Hasso’s Revenge: SAP Breaks Away Again

10/18/06 11:17 PM · 3 Comments

Those that follow Larry Ellison’s sailing adventures know about the alinghi, a great team & ship that often gets the best of Larry despite the unlimited amount of money he throws at pursuing being #1.

Perhaps it’s time to add SAP to that same list. Despite Oracle’s 20B spending spree to acquire Peoplesoft, Siebel, and many others, Oracle yet again lost share badly to SAP in this past quarter.

Larry used to attack others by saying “They write checks, we write software.” Oh the irony!

And speaking of irony, Oracle has been plastering print and net media with ads saying “no matter how you measure it, we’re gaining on SAP.” Well, most of us measure by license revenue thank you very much. And by that measure, you are getting toasted. But don’t expect Oracle to concede the point. With all their acquisitions they can and should continue doing “fuzzy math” as long as possible.

SAP posted license of 691MM Euros, @ 1.25 to the dollar that’s $864MM. That’s a little less than 4 times Oracle’s impressive 228MM quarter.

Here’s the graph that tells the story:

So why, you might ask, is Oracle stock up HUGE this year? Simple. They may not be getting closer to being #1 in Apps, but they are executing their business quite well and continue to throw great profits. At the end of the day, if you grow your earnings at 20% a year and your P/E stays constant, your stock price goes up very nicely – no matter what the competition is doing.
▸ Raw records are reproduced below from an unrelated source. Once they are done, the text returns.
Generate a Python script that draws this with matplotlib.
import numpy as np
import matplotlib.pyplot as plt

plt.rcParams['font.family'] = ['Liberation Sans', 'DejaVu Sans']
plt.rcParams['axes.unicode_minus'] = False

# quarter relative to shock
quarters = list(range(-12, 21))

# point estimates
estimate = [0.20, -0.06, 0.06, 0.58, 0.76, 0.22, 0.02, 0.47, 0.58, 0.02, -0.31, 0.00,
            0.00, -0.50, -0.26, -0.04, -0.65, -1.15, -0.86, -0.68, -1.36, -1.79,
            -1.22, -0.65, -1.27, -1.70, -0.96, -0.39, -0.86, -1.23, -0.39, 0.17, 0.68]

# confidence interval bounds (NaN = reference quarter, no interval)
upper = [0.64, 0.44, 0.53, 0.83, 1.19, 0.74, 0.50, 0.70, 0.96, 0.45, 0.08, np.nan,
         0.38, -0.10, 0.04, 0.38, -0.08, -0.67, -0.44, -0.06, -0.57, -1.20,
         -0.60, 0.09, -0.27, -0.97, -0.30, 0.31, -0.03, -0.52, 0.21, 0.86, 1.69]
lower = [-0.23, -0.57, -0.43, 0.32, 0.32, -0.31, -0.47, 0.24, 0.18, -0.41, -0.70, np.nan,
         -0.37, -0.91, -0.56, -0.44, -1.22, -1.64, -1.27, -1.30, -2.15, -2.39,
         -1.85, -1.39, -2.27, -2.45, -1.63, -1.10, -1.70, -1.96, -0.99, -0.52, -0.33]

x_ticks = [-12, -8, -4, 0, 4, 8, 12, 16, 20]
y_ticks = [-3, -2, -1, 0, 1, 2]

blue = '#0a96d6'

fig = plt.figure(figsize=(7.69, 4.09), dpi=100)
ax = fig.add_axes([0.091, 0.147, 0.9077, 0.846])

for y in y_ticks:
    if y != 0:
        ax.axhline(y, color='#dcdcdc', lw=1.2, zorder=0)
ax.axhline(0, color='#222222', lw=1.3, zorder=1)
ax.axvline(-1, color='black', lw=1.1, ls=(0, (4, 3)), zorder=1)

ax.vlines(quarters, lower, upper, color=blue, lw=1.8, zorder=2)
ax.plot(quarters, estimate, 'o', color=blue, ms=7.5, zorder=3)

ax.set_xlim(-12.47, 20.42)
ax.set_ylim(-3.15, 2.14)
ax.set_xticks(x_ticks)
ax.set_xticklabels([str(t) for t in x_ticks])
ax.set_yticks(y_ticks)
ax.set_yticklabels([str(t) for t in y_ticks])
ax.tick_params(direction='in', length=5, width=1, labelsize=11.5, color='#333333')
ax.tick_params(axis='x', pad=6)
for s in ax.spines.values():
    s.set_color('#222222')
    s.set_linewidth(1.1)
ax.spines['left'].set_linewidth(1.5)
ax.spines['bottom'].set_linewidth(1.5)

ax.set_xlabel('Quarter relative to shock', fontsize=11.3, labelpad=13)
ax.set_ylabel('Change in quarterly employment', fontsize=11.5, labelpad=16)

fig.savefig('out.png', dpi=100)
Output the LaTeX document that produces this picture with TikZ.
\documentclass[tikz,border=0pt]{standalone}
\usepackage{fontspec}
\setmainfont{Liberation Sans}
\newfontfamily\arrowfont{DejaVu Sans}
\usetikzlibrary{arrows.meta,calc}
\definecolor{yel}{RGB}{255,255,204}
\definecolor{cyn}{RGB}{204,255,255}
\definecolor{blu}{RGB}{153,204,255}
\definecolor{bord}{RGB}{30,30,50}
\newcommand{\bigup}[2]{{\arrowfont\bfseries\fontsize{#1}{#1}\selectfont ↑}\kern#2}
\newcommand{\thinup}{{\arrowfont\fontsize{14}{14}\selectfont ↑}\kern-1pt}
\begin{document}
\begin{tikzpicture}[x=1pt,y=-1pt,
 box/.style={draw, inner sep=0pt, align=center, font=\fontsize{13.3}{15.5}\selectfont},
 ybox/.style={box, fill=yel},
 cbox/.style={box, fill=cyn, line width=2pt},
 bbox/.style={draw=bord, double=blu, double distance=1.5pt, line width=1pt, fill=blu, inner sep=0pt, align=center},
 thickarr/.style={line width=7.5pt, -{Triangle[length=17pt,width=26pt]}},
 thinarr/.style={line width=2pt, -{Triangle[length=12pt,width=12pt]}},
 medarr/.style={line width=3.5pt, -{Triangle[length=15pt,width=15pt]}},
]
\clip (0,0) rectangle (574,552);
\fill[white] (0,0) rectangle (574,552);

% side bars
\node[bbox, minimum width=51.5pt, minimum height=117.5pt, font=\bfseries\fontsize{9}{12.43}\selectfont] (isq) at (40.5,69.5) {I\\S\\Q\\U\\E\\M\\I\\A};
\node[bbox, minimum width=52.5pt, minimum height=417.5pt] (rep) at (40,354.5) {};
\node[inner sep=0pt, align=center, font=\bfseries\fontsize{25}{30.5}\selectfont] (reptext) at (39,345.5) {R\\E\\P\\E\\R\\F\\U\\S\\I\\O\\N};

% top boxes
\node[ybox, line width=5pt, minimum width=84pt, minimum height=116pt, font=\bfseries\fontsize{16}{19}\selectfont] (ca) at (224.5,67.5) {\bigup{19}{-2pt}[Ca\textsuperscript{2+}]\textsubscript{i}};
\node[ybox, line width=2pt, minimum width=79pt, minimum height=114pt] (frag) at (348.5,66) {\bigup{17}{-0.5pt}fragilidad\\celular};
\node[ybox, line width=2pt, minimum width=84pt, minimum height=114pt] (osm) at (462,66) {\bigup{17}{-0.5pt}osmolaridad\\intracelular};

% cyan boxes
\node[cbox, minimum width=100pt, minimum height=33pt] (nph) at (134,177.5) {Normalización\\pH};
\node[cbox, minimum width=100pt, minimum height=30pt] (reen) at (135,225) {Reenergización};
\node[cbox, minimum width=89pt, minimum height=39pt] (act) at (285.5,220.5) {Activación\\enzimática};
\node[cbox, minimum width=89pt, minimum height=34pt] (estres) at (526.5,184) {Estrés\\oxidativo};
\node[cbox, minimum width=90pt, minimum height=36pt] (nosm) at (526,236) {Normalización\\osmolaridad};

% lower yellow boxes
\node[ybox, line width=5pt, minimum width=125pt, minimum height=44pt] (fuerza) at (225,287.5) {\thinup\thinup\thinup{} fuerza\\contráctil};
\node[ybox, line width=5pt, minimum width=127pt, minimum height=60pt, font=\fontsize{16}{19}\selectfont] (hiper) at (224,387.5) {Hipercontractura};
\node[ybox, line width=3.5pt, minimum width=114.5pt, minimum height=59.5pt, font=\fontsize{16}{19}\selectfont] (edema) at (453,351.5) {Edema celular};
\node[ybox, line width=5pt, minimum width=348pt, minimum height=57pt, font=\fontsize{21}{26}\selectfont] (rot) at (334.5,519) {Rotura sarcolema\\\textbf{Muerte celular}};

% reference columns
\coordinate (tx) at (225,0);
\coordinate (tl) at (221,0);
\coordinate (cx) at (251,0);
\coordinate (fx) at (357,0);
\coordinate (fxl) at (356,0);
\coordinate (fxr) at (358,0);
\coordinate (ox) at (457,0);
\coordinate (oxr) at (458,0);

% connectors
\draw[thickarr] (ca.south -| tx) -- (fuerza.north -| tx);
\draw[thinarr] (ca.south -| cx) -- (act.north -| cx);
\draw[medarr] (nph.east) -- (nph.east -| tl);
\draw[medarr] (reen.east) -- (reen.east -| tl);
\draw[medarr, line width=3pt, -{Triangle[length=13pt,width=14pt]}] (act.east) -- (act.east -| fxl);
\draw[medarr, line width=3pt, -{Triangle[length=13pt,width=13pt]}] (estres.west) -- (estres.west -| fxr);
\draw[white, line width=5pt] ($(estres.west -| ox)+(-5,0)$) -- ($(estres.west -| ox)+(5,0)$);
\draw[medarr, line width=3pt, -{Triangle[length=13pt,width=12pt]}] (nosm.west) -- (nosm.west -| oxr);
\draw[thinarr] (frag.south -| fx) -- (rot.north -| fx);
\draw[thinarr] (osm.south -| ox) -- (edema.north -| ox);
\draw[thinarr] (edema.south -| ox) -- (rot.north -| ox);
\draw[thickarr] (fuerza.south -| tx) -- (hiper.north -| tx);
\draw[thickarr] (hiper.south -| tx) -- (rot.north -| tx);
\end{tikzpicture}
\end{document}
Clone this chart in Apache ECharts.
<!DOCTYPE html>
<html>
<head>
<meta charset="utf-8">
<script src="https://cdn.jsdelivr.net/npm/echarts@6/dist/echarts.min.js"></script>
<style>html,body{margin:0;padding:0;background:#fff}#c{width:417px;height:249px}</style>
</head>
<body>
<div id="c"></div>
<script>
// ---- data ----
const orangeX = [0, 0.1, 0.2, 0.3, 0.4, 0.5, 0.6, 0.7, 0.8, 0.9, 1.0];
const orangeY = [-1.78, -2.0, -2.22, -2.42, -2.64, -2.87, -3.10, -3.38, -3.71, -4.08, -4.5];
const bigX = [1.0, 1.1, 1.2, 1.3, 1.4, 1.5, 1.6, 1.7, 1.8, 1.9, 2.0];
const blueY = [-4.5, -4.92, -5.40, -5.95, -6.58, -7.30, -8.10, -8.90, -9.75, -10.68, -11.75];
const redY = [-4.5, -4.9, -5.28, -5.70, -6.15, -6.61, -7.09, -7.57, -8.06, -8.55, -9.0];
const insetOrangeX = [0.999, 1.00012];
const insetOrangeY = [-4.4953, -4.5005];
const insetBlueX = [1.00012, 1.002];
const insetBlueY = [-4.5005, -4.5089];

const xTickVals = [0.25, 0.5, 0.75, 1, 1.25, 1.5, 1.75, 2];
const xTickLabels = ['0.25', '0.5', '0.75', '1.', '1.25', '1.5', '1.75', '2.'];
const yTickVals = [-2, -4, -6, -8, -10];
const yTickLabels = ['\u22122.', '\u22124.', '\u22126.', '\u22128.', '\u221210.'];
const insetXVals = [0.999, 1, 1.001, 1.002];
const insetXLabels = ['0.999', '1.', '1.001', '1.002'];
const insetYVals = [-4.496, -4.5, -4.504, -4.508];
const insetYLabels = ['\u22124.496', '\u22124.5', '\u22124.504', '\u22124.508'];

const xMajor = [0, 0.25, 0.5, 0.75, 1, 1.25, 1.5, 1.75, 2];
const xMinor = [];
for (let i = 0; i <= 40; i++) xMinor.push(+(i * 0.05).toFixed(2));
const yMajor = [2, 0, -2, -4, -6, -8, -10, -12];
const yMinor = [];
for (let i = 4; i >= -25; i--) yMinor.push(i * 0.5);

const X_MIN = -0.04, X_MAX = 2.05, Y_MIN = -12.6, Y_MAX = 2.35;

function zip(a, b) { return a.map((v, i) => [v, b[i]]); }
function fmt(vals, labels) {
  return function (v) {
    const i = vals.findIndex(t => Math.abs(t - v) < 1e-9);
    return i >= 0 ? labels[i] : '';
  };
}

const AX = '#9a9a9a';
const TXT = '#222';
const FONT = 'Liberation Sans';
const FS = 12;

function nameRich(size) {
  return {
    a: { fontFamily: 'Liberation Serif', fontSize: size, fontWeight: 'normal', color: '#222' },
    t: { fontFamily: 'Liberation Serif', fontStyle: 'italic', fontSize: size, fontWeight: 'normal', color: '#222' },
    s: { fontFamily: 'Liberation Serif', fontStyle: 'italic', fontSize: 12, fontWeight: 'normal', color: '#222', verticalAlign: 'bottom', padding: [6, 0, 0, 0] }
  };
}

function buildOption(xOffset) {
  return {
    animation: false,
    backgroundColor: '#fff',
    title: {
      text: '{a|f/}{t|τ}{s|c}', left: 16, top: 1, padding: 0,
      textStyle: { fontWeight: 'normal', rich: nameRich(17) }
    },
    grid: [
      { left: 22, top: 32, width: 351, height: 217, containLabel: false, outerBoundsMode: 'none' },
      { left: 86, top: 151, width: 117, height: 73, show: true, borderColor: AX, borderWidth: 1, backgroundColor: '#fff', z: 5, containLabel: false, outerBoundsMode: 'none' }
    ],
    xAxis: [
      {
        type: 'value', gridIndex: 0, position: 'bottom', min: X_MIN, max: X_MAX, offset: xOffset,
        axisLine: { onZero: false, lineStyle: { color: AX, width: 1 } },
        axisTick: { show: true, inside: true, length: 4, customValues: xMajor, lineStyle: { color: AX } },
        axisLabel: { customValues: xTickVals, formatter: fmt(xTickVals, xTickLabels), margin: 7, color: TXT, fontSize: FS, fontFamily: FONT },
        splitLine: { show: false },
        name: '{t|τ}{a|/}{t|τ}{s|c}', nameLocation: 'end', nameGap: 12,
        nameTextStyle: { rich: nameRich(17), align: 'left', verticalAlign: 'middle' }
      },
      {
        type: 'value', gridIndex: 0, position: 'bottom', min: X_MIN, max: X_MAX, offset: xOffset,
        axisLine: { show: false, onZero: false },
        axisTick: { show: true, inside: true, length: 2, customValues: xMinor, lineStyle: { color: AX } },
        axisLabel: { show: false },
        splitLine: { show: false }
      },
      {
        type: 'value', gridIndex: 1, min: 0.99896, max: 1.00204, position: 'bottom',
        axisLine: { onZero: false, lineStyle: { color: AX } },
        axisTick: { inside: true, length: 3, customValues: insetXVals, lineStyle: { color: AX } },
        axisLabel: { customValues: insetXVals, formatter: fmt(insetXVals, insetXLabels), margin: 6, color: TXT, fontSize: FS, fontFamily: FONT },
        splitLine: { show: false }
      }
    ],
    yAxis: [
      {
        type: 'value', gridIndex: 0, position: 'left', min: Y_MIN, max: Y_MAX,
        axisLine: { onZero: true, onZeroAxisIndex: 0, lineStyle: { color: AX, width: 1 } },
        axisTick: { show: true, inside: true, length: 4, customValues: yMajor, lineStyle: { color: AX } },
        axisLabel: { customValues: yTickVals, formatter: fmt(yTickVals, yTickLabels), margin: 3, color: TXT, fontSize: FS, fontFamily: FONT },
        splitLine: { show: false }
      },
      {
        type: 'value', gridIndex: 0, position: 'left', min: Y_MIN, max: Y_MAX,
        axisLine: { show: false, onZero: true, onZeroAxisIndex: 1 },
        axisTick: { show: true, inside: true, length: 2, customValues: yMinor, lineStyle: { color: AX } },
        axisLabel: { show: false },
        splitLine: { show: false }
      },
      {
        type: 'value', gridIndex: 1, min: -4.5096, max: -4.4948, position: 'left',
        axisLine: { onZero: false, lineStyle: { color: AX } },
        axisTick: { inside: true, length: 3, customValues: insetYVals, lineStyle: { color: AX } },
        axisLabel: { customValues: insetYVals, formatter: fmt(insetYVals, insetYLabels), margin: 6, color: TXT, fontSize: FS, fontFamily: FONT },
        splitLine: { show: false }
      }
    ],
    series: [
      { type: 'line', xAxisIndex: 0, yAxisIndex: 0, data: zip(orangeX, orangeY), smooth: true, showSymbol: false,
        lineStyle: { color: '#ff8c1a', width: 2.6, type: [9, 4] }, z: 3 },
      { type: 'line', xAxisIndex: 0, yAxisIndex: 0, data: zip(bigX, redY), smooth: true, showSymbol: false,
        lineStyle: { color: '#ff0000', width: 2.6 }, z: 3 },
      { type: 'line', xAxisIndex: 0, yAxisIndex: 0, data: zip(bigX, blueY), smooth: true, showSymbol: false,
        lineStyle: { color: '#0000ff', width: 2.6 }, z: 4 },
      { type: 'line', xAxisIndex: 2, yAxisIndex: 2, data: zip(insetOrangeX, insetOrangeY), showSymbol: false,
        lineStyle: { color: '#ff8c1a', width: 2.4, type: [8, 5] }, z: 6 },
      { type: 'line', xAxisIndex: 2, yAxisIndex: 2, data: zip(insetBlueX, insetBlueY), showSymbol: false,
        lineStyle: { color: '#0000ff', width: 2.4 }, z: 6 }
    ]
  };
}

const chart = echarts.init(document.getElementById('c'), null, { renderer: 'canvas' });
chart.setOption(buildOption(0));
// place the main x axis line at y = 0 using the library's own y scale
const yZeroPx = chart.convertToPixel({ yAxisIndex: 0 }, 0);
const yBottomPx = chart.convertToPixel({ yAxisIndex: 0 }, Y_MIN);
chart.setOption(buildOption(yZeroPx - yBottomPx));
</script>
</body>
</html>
Lastly, I have said for awhile and will say again: enterprise applications are heating up. SAP’s 17% license growth, should it continue, means SAP may hit an average quarterly license sales of 1B. Wow. Maybe ERP isn’t so boring after all.

Now, SAP did offer very cautious guidance going forward. And that will likely keep a lid on SAP’s stock price despite this very good showing.